Commission President Ursula von der Leyen addressed this morning the World Health Assembly of the World Health Organization (WHO), which gathers between 29 November and 1 December for its second-ever special session.
The President welcomed the Assembly’s decision to start negotiations towards an international instrument to strengthen pandemic prevention, preparedness and response.
Following the emergence of the Omicron variant, von der Leyen commended the leadership of South Africa’s President Cyril Ramaphosa, underlining that South Africa’s analytical work and transparency have allowed a swift global response to save lives.
She praised South Africa as an example of international cooperation in times of cross-border health threats.
Building on the Global Health Summit of May and on the G20 Summit last month, President von der Leyen reaffirmed the EU’s commitment to uphold equity, good governance, multilateral cooperation and solidarity as the only ways out of the current health crisis.

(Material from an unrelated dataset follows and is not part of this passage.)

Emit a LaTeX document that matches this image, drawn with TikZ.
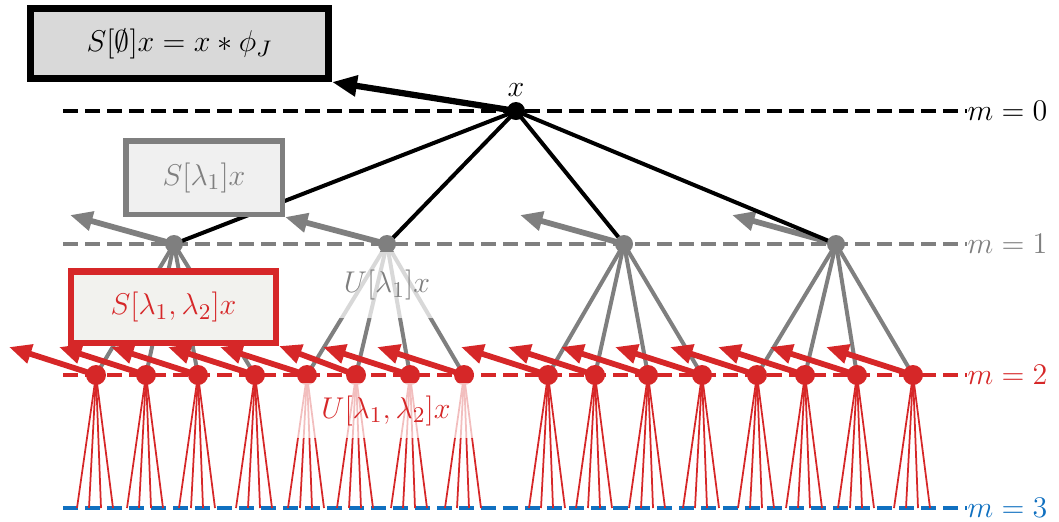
\documentclass[tikz,border=0pt]{standalone}
\usepackage{amsmath,amssymb}
\usepackage{tikz}
\usetikzlibrary{arrows.meta,positioning}
\usepackage{xcolor}
\definecolor{lvlgray}{HTML}{7F7F7F}
\definecolor{lvlred}{HTML}{D62728}
\definecolor{lvlblue}{HTML}{1070C0}
\definecolor{boxgray}{HTML}{D9D9D9}
\definecolor{boxlight}{HTML}{F0F0F0}
\definecolor{boxwarm}{HTML}{F2F2EE}
\newcommand{\lblsize}{\fontsize{13}{16}\selectfont}
\tikzset{
  levelline/.style={line width=1.8pt,dash pattern=on 6pt off 2.8pt},
  levellabel/.style={anchor=west,inner sep=0pt,font=\lblsize},
  outbox/.style={inner sep=0pt,font=\lblsize},
  fadelabel/.style={fill=white,fill opacity=0.7,text opacity=1,inner sep=0pt,font=\lblsize},
  outarrow/.style={line width=2.3pt,-{Triangle[length=9pt,width=7.5pt]}},
  treeedge/.style={line width=1.6pt},
}
\begin{document}
\begin{tikzpicture}[x=0.4pt,y=-0.4pt]
\useasboundingbox (0,0) rectangle (1059,521);
% levels m=0..3
\foreach \lv/\ly/\lc in {0/111/black,1/244/lvlgray,2/375/lvlred,3/508/lvlblue}{
  \node[levellabel,text=\lc] (m\lv) at (967,\ly) {$m=\lv$};
  \coordinate (s\lv) at (63,\ly);
  \draw[levelline,\lc] (s\lv) -- (m\lv.west);
}
% positions of the paths
\coordinate (x0) at (516,111);
\foreach \i/\px in {1/174,2/387,3/624,4/836}
  \coordinate (a\i) at (\px,244);
\foreach \i/\px in {1/96,2/146,3/198,4/255,5/307,6/356,7/410,8/464,9/548,10/595,11/648,12/702,13/757,14/805,15/857,16/913}
  \coordinate (b\i) at (\px,375);
% m=2 -> m=3
\foreach \i in {1,...,16}
  \foreach \d in {-19,-7,5,17}
    \draw[lvlred,line width=0.7pt] (b\i) -- ++(\d,133);
% outputs of m=1
\foreach \i in {1,3,4}
  \draw[outarrow,lvlgray] (a\i) -- ++(-104,-29);
% m=1 -> m=2
\foreach \j in {1,...,16}{
  \pgfmathtruncatemacro{\k}{div(\j-1,4)+1}
  \draw[treeedge,lvlgray] (a\k) -- (b\j);
}
% m=0 -> m=1
\foreach \i in {1,...,4}
  \draw[treeedge] (x0) -- (a\i);
\node[outbox,draw=lvlgray,line width=2.2pt,fill=boxlight,text=lvlgray,minimum width=62.6pt,minimum height=29.4pt] (sl1) at (204,177.5) {$S[\lambda_1]x$};
\draw[outarrow,lvlgray] (a2) -- (sl1.south east);
\node[outbox,draw=lvlred,line width=2.6pt,fill=boxwarm,text=lvlred,minimum width=81.8pt,minimum height=28.6pt] (sl2) at (173.5,307) {$S[\lambda_1,\lambda_2]x$};
% outputs of m=2
\foreach \i in {1,...,5,7,8,...,16}
  \draw[outarrow,lvlred] (b\i) -- ++(-87,-28);
\draw[outarrow,lvlred] (b6) -- (sl2.south east);
% output of m=0
\node[outbox,draw=black,line width=2.8pt,fill=boxgray,minimum width=119.2pt,minimum height=28pt] (sl0) at (179.5,43.5) {$S[\emptyset]x = x * \phi_J$};
\draw[outarrow,line width=2.5pt,-{Triangle[length=10pt,width=8pt]}] (x0) -- (sl0.south east);
% dots
\fill (x0) circle (3.6pt);
\foreach \i in {1,...,4}
  \fill[lvlgray] (a\i) circle (3.6pt);
\foreach \i in {1,...,16}
  \fill[lvlred] (b\i) circle (4pt);
\node[font=\lblsize] (xlab) at (516,90) {$x$};
\node[fadelabel,text=lvlgray,minimum width=46pt,minimum height=26.4pt] (ul1) at (387,285) {$U[\lambda_1]x$};
\node[fadelabel,text=lvlred,minimum width=75pt,minimum height=22pt] (ul2) at (386,410.5) {$U[\lambda_1,\lambda_2]x$};
\end{tikzpicture}
\end{document}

The European Union and its Member States will continue working to help achieve the global vaccination target of 70% in 2022 and will support capacity building for sequencing, testing, treatments and vaccination. In this sense, the President confirmed that the EU aims at sharing at least 700 million vaccine doses by mid-2022 with low and middle-income countries.
That is on top of the €3 billion in financing that the EU provided to help create the ACT-Accelerator for global vaccination through COVAX and the ongoing efforts to develop vaccine manufacturing in Africa and in South America.